**Task prompt:** Omit all images, then return the remaining material exactly as it stands.

**Collected material:**
-- -- --

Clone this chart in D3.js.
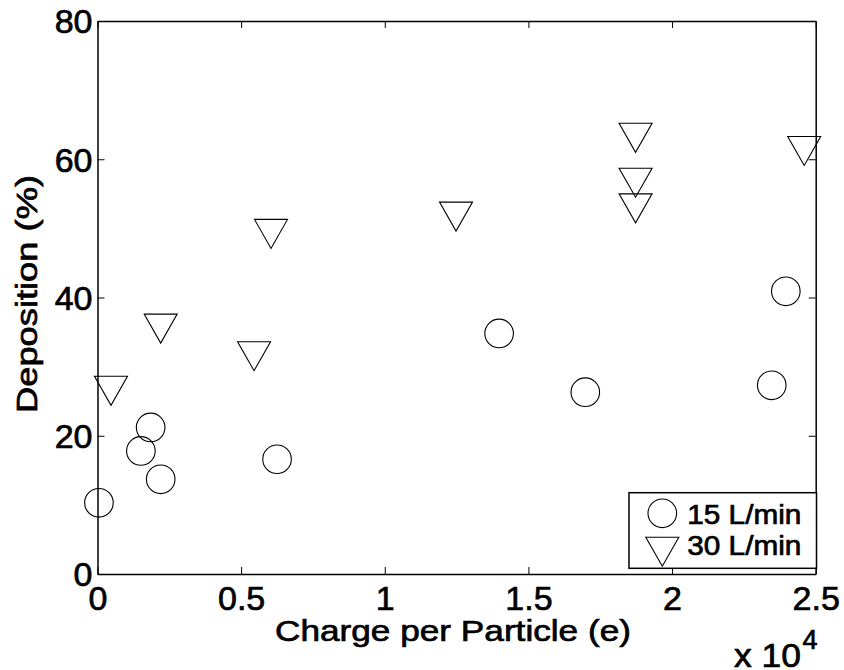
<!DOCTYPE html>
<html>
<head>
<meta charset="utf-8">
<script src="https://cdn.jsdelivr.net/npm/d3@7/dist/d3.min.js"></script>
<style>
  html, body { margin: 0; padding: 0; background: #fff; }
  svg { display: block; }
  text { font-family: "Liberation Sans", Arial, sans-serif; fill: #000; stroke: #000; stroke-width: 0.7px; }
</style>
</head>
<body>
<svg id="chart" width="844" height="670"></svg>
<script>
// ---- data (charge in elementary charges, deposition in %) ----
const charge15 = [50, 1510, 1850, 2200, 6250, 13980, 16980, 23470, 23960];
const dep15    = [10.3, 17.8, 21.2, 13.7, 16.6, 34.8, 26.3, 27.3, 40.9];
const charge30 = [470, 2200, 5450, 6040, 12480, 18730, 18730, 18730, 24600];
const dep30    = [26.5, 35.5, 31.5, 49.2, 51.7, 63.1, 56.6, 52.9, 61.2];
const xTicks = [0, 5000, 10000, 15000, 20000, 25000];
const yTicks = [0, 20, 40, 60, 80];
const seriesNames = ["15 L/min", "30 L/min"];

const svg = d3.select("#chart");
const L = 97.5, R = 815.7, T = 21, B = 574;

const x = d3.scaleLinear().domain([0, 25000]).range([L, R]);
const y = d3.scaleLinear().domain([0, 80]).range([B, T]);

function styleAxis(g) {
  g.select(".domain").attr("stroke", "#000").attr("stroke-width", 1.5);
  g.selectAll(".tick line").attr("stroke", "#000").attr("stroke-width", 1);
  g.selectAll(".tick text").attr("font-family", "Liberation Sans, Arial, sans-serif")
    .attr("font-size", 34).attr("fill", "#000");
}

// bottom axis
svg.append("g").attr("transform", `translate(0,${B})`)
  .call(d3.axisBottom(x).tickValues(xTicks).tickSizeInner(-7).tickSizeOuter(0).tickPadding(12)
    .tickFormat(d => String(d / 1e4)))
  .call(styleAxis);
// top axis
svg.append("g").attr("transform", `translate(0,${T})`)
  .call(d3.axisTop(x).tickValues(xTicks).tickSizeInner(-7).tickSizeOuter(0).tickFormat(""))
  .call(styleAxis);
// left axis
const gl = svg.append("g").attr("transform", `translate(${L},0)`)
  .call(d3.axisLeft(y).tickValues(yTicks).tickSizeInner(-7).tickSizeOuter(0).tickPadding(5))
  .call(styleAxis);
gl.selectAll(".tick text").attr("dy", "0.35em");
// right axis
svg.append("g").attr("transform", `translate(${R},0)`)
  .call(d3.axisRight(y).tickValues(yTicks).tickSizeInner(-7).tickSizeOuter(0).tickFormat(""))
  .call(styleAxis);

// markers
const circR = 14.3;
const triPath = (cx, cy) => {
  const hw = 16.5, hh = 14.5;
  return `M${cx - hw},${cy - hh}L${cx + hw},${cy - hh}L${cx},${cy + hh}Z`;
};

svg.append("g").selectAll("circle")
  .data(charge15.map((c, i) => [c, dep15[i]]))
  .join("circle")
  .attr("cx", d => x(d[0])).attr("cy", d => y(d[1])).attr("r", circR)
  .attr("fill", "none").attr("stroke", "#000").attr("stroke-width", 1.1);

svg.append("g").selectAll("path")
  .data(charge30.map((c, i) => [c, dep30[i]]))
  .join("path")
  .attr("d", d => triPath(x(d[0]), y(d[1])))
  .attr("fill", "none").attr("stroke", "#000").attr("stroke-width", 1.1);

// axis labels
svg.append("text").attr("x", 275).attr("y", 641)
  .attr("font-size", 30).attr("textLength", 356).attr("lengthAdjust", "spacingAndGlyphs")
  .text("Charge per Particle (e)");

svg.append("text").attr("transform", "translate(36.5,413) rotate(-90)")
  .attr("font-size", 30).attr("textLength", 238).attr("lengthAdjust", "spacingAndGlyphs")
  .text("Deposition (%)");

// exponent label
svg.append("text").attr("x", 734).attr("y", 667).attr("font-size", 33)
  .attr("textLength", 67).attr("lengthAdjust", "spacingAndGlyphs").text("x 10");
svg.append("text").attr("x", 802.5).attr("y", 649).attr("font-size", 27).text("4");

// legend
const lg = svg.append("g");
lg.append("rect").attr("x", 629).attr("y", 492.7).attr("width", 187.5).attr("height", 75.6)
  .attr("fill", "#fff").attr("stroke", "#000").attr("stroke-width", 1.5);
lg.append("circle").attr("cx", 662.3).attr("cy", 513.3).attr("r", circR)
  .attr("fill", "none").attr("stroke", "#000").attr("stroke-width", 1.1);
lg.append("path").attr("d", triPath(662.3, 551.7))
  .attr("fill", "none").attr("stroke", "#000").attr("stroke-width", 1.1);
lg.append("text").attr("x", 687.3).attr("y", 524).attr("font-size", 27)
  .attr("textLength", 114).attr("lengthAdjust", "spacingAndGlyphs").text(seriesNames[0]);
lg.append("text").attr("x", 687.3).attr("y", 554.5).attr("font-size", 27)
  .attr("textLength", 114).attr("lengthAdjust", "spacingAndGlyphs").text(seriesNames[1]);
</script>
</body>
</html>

-- -- --

**Correct output:**
Clone this chart in D3.js.
<!DOCTYPE html>
<html>
<head>
<meta charset="utf-8">
<script src="https://cdn.jsdelivr.net/npm/d3@7/dist/d3.min.js"></script>
<style>
  html, body { margin: 0; padding: 0; background: #fff; }
  svg { display: block; }
  text { font-family: "Liberation Sans", Arial, sans-serif; fill: #000; stroke: #000; stroke-width: 0.7px; }
</style>
</head>
<body>
<svg id="chart" width="844" height="670"></svg>
<script>
// ---- data (charge in elementary charges, deposition in %) ----
const charge15 = [50, 1510, 1850, 2200, 6250, 13980, 16980, 23470, 23960];
const dep15    = [10.3, 17.8, 21.2, 13.7, 16.6, 34.8, 26.3, 27.3, 40.9];
const charge30 = [470, 2200, 5450, 6040, 12480, 18730, 18730, 18730, 24600];
const dep30    = [26.5, 35.5, 31.5, 49.2, 51.7, 63.1, 56.6, 52.9, 61.2];
const xTicks = [0, 5000, 10000, 15000, 20000, 25000];
const yTicks = [0, 20, 40, 60, 80];
const seriesNames = ["15 L/min", "30 L/min"];

const svg = d3.select("#chart");
const L = 97.5, R = 815.7, T = 21, B = 574;

const x = d3.scaleLinear().domain([0, 25000]).range([L, R]);
const y = d3.scaleLinear().domain([0, 80]).range([B, T]);

function styleAxis(g) {
  g.select(".domain").attr("stroke", "#000").attr("stroke-width", 1.5);
  g.selectAll(".tick line").attr("stroke", "#000").attr("stroke-width", 1);
  g.selectAll(".tick text").attr("font-family", "Liberation Sans, Arial, sans-serif")
    .attr("font-size", 34).attr("fill", "#000");
}

// bottom axis
svg.append("g").attr("transform", `translate(0,${B})`)
  .call(d3.axisBottom(x).tickValues(xTicks).tickSizeInner(-7).tickSizeOuter(0).tickPadding(12)
    .tickFormat(d => String(d / 1e4)))
  .call(styleAxis);
// top axis
svg.append("g").attr("transform", `translate(0,${T})`)
  .call(d3.axisTop(x).tickValues(xTicks).tickSizeInner(-7).tickSizeOuter(0).tickFormat(""))
  .call(styleAxis);
// left axis
const gl = svg.append("g").attr("transform", `translate(${L},0)`)
  .call(d3.axisLeft(y).tickValues(yTicks).tickSizeInner(-7).tickSizeOuter(0).tickPadding(5))
  .call(styleAxis);
gl.selectAll(".tick text").attr("dy", "0.35em");
// right axis
svg.append("g").attr("transform", `translate(${R},0)`)
  .call(d3.axisRight(y).tickValues(yTicks).tickSizeInner(-7).tickSizeOuter(0).tickFormat(""))
  .call(styleAxis);

// markers
const circR = 14.3;
const triPath = (cx, cy) => {
  const hw = 16.5, hh = 14.5;
  return `M${cx - hw},${cy - hh}L${cx + hw},${cy - hh}L${cx},${cy + hh}Z`;
};

svg.append("g").selectAll("circle")
  .data(charge15.map((c, i) => [c, dep15[i]]))
  .join("circle")
  .attr("cx", d => x(d[0])).attr("cy", d => y(d[1])).attr("r", circR)
  .attr("fill", "none").attr("stroke", "#000").attr("stroke-width", 1.1);

svg.append("g").selectAll("path")
  .data(charge30.map((c, i) => [c, dep30[i]]))
  .join("path")
  .attr("d", d => triPath(x(d[0]), y(d[1])))
  .attr("fill", "none").attr("stroke", "#000").attr("stroke-width", 1.1);

// axis labels
svg.append("text").attr("x", 275).attr("y", 641)
  .attr("font-size", 30).attr("textLength", 356).attr("lengthAdjust", "spacingAndGlyphs")
  .text("Charge per Particle (e)");

svg.append("text").attr("transform", "translate(36.5,413) rotate(-90)")
  .attr("font-size", 30).attr("textLength", 238).attr("lengthAdjust", "spacingAndGlyphs")
  .text("Deposition (%)");

// exponent label
svg.append("text").attr("x", 734).attr("y", 667).attr("font-size", 33)
  .attr("textLength", 67).attr("lengthAdjust", "spacingAndGlyphs").text("x 10");
svg.append("text").attr("x", 802.5).attr("y", 649).attr("font-size", 27).text("4");

// legend
const lg = svg.append("g");
lg.append("rect").attr("x", 629).attr("y", 492.7).attr("width", 187.5).attr("height", 75.6)
  .attr("fill", "#fff").attr("stroke", "#000").attr("stroke-width", 1.5);
lg.append("circle").attr("cx", 662.3).attr("cy", 513.3).attr("r", circR)
  .attr("fill", "none").attr("stroke", "#000").attr("stroke-width", 1.1);
lg.append("path").attr("d", triPath(662.3, 551.7))
  .attr("fill", "none").attr("stroke", "#000").attr("stroke-width", 1.1);
lg.append("text").attr("x", 687.3).attr("y", 524).attr("font-size", 27)
  .attr("textLength", 114).attr("lengthAdjust", "spacingAndGlyphs").text(seriesNames[0]);
lg.append("text").attr("x", 687.3).attr("y", 554.5).attr("font-size", 27)
  .attr("textLength", 114).attr("lengthAdjust", "spacingAndGlyphs").text(seriesNames[1]);
</script>
</body>
</html>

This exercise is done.